Alberto Giacometti, Head of a Man on a Rod, 1947


"I read somewhere that when you face eternity
 You face it alone
No matter what you thought
Or what you had or you had not
Unless you put yourself in God
But tell me God oh where did you go?"
"The Sickness Unto Death," Typhoon 

Alberto Giacometti's sculptures and portraits exhibit a twisted pride in the reduction of the human form to its most basic and fragile states. The Walking Man series, City Square, and Three Men Walking all feature thin, frail figures, lost in the void of empty space around them. The inclusion of several figures upon a single surface - City Square and Three Men Walking for instance - serves to increase the sense of loneliness rather than detract from it. These shades are lost and self-absorbed, worn down to skeletons by the slow steady passage of time. In the aftermath of WWII, Giacometti's works were a statement about the human condition, that is to say, that humans were broken, selfish, helpless things. Not one of these works, however, seems quite as lonely or hopeless or concerned with eternity as Head of a Man on a Rod. 

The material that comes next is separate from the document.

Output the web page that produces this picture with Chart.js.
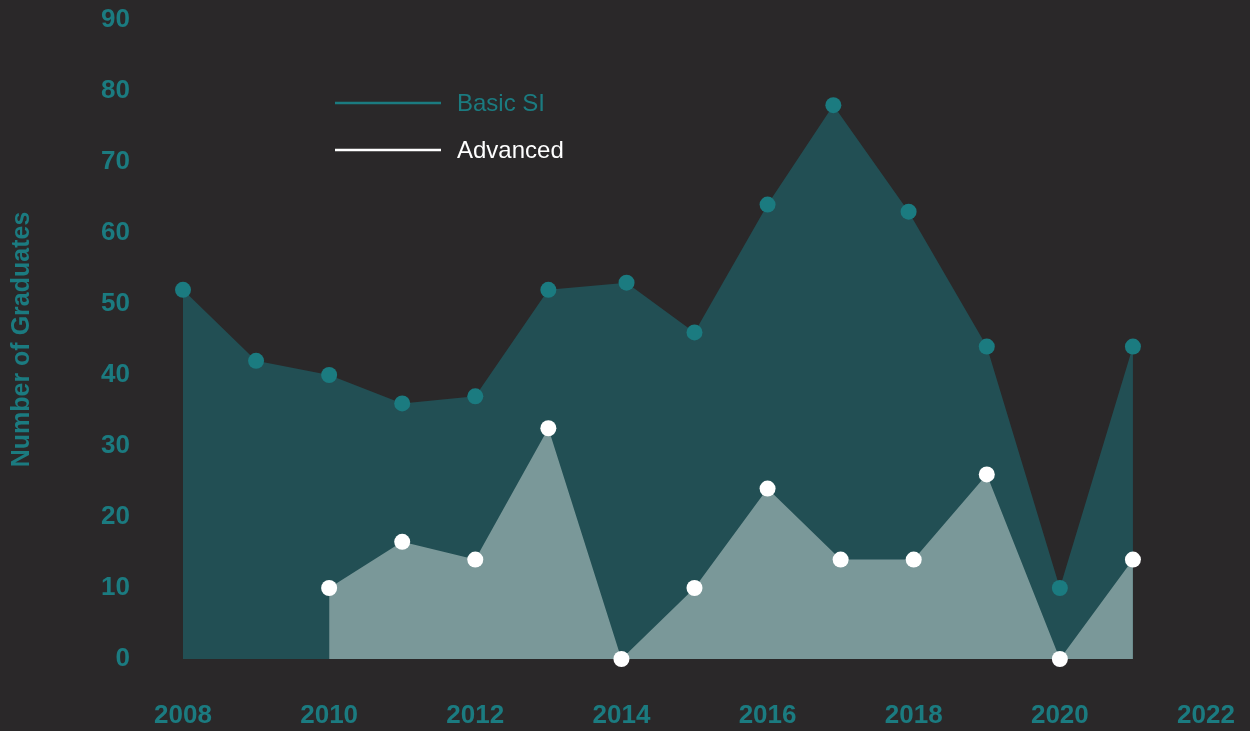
<!DOCTYPE html>
<html>
<head>
<meta charset="utf-8">
<script src="https://cdn.jsdelivr.net/npm/chart.js@4"></script>
<style>
  html, body { margin: 0; padding: 0; background: #2a2829; }
  #wrap { width: 1250px; height: 731px; }
</style>
</head>
<body>
<div id="wrap"><canvas id="gradChart" width="1250" height="731"></canvas></div>
<script>
// data
const seriesLabels = ['Basic SI', 'Advanced'];
const basicYears = [2008, 2009, 2010, 2011, 2012, 2013, 2014.07, 2015, 2016, 2016.9, 2017.93, 2019, 2020, 2021];
const basicValues = [52, 42, 40, 36, 37, 52, 53, 46, 64, 78, 63, 44, 10, 44];
const advYears = [2010, 2011, 2012, 2013, 2014, 2015, 2016, 2017, 2018, 2019, 2020, 2021];
const advValues = [10, 16.5, 14, 32.5, 0, 10, 24, 14, 14, 26, 0, 14];
const xTickYears = [2008, 2010, 2012, 2014, 2016, 2018, 2020, 2022];
const yTickValues = [0, 10, 20, 30, 40, 50, 60, 70, 80, 90];

const teal = '#1b7b80';
const tealFill = '#224f54';
const greyFill = '#7a9899';
const white = '#ffffff';
const fontFam = '"Liberation Sans", Arial, sans-serif';

function toPoints(xs, ys) {
  return xs.map((x, i) => ({ x: x, y: ys[i] }));
}

const legendPlugin = {
  id: 'sideLegend',
  afterDraw(chart) {
    const ctx = chart.ctx;
    chart.data.datasets.forEach((ds, i) => {
      const y = 103 + i * 47;
      ctx.save();
      ctx.strokeStyle = ds.legendColor;
      ctx.lineWidth = 2.5;
      ctx.beginPath();
      ctx.moveTo(335, y);
      ctx.lineTo(441, y);
      ctx.stroke();
      ctx.fillStyle = ds.legendColor;
      ctx.font = '24px ' + fontFam;
      ctx.textBaseline = 'middle';
      ctx.fillText(ds.label, 457, y + 1);
      ctx.restore();
    });
  }
};

const config = {
  type: 'line',
  data: {
    datasets: [{
      label: seriesLabels[0],
      data: toPoints(basicYears, basicValues),
      order: 1,
      clip: false,
      fill: 'origin',
      backgroundColor: tealFill,
      borderColor: 'rgba(0,0,0,0)',
      borderWidth: 0,
      tension: 0,
      pointRadius: 8,
      pointHoverRadius: 8,
      pointBorderWidth: 0,
      pointBackgroundColor: teal,
      pointBorderColor: 'rgba(0,0,0,0)',
      legendColor: teal
    }, {
      label: seriesLabels[1],
      data: toPoints(advYears, advValues),
      order: 0,
      clip: false,
      fill: 'origin',
      backgroundColor: greyFill,
      borderColor: 'rgba(0,0,0,0)',
      borderWidth: 0,
      tension: 0,
      pointRadius: 8,
      pointHoverRadius: 8,
      pointBorderWidth: 0,
      pointBackgroundColor: white,
      pointBorderColor: 'rgba(0,0,0,0)',
      legendColor: white
    }]
  },
  options: {
    responsive: false,
    animation: false,
    events: [],
    layout: { padding: { top: 20, right: 44, left: 0, bottom: 0 } },
    plugins: {
      legend: { display: false },
      tooltip: { enabled: false }
    },
    scales: {
      x: {
        type: 'linear',
        min: 2008,
        max: 2022,
        grid: { display: false, drawTicks: false },
        border: { display: false },
        afterBuildTicks: (scale) => { scale.ticks = xTickYears.map(v => ({ value: v })); },
        afterFit: (scale) => {
          scale.height = 72;
          scale.paddingLeft = 0;
          scale.paddingRight = 0;
        },
        ticks: {
          color: teal,
          padding: 41,
          maxRotation: 0,
          autoSkip: false,
          font: { family: fontFam, size: 26, weight: 'bold' },
          callback: (v) => String(v)
        }
      },
      y: {
        min: 0,
        max: 90,
        grid: { display: false, drawTicks: false },
        border: { display: false },
        afterBuildTicks: (scale) => { scale.ticks = yTickValues.map(v => ({ value: v })); },
        afterFit: (scale) => {
          scale.width = 183;
          scale.paddingTop = 0;
          scale.paddingBottom = 0;
        },
        title: {
          display: true,
          text: 'Number of Graduates',
          color: teal,
          padding: { top: 7, bottom: 0 },
          font: { family: fontFam, size: 25, weight: 'bold' }
        },
        ticks: {
          color: teal,
          padding: 53,
          font: { family: fontFam, size: 26, weight: 'bold' },
          callback: (v) => String(v)
        }
      }
    }
  },
  plugins: [legendPlugin]
};

const gradChart = new Chart(document.getElementById('gradChart'), config);
</script>
</body>
</html>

A man's cry to the cruel, unfeeling heavens captured in cold, rough bronze, Head of a Man uses negative space to its fullest extent. The man's body has blown away, gone like so much dust in so many gusts of wind, leaving only a rod to support the head. Empty space surrounds the silhouette, engulfing the figure in nothingness. The man is crying into a vacuum, the vacuum. He hopes for a reply. A sign. For purpose. For hope. But he receives nothing in return. Instead his head hovers there for eternity, gazing into the abyss, praying at the top of his lungs that something stares back.